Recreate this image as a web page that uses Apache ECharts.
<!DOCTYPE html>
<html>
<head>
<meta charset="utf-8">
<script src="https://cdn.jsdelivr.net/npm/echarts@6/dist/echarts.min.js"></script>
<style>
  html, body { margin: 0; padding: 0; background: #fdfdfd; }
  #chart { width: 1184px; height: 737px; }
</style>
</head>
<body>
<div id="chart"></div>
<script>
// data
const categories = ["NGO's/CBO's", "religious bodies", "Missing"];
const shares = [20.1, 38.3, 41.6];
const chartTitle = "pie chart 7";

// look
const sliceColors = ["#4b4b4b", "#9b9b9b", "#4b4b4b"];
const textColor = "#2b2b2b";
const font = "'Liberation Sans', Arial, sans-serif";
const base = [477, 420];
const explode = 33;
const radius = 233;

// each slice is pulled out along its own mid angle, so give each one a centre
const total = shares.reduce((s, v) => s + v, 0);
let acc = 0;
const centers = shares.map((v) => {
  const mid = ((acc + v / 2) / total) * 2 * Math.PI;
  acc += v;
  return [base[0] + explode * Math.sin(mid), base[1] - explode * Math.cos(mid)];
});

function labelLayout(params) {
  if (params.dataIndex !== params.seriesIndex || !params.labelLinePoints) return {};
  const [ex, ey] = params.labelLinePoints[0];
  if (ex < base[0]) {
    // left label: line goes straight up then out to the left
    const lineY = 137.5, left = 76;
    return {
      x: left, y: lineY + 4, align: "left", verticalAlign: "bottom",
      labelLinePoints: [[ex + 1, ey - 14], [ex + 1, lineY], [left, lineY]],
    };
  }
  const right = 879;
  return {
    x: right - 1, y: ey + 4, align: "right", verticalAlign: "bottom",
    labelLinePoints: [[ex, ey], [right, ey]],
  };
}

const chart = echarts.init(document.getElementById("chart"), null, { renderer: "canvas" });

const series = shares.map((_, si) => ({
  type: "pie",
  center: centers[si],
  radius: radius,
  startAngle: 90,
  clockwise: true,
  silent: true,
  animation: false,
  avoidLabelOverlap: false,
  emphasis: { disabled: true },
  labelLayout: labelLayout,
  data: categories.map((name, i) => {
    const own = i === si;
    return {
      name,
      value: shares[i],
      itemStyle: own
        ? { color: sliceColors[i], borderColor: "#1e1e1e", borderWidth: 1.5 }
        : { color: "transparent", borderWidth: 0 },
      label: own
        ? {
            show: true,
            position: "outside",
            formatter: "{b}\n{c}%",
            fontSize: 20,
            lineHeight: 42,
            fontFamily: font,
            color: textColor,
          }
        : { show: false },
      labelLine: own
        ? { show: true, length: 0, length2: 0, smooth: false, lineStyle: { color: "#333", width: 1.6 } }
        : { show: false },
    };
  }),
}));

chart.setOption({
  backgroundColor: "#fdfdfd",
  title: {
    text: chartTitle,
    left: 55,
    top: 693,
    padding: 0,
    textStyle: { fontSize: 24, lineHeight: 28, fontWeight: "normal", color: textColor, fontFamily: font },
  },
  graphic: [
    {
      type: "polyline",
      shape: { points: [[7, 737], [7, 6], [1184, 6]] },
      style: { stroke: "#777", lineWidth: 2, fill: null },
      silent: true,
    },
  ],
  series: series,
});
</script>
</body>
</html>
------------------------------
*TO DO:* Your task is to return the full listing exactly as it was given.

*EXERCISE SOLUTION:*
Recreate this image as a web page that uses Apache ECharts.
<!DOCTYPE html>
<html>
<head>
<meta charset="utf-8">
<script src="https://cdn.jsdelivr.net/npm/echarts@6/dist/echarts.min.js"></script>
<style>
  html, body { margin: 0; padding: 0; background: #fdfdfd; }
  #chart { width: 1184px; height: 737px; }
</style>
</head>
<body>
<div id="chart"></div>
<script>
// data
const categories = ["NGO's/CBO's", "religious bodies", "Missing"];
const shares = [20.1, 38.3, 41.6];
const chartTitle = "pie chart 7";

// look
const sliceColors = ["#4b4b4b", "#9b9b9b", "#4b4b4b"];
const textColor = "#2b2b2b";
const font = "'Liberation Sans', Arial, sans-serif";
const base = [477, 420];
const explode = 33;
const radius = 233;

// each slice is pulled out along its own mid angle, so give each one a centre
const total = shares.reduce((s, v) => s + v, 0);
let acc = 0;
const centers = shares.map((v) => {
  const mid = ((acc + v / 2) / total) * 2 * Math.PI;
  acc += v;
  return [base[0] + explode * Math.sin(mid), base[1] - explode * Math.cos(mid)];
});

function labelLayout(params) {
  if (params.dataIndex !== params.seriesIndex || !params.labelLinePoints) return {};
  const [ex, ey] = params.labelLinePoints[0];
  if (ex < base[0]) {
    // left label: line goes straight up then out to the left
    const lineY = 137.5, left = 76;
    return {
      x: left, y: lineY + 4, align: "left", verticalAlign: "bottom",
      labelLinePoints: [[ex + 1, ey - 14], [ex + 1, lineY], [left, lineY]],
    };
  }
  const right = 879;
  return {
    x: right - 1, y: ey + 4, align: "right", verticalAlign: "bottom",
    labelLinePoints: [[ex, ey], [right, ey]],
  };
}

const chart = echarts.init(document.getElementById("chart"), null, { renderer: "canvas" });

const series = shares.map((_, si) => ({
  type: "pie",
  center: centers[si],
  radius: radius,
  startAngle: 90,
  clockwise: true,
  silent: true,
  animation: false,
  avoidLabelOverlap: false,
  emphasis: { disabled: true },
  labelLayout: labelLayout,
  data: categories.map((name, i) => {
    const own = i === si;
    return {
      name,
      value: shares[i],
      itemStyle: own
        ? { color: sliceColors[i], borderColor: "#1e1e1e", borderWidth: 1.5 }
        : { color: "transparent", borderWidth: 0 },
      label: own
        ? {
            show: true,
            position: "outside",
            formatter: "{b}\n{c}%",
            fontSize: 20,
            lineHeight: 42,
            fontFamily: font,
            color: textColor,
          }
        : { show: false },
      labelLine: own
        ? { show: true, length: 0, length2: 0, smooth: false, lineStyle: { color: "#333", width: 1.6 } }
        : { show: false },
    };
  }),
}));

chart.setOption({
  backgroundColor: "#fdfdfd",
  title: {
    text: chartTitle,
    left: 55,
    top: 693,
    padding: 0,
    textStyle: { fontSize: 24, lineHeight: 28, fontWeight: "normal", color: textColor, fontFamily: font },
  },
  graphic: [
    {
      type: "polyline",
      shape: { points: [[7, 737], [7, 6], [1184, 6]] },
      style: { stroke: "#777", lineWidth: 2, fill: null },
      silent: true,
    },
  ],
  series: series,
});
</script>
</body>
</html>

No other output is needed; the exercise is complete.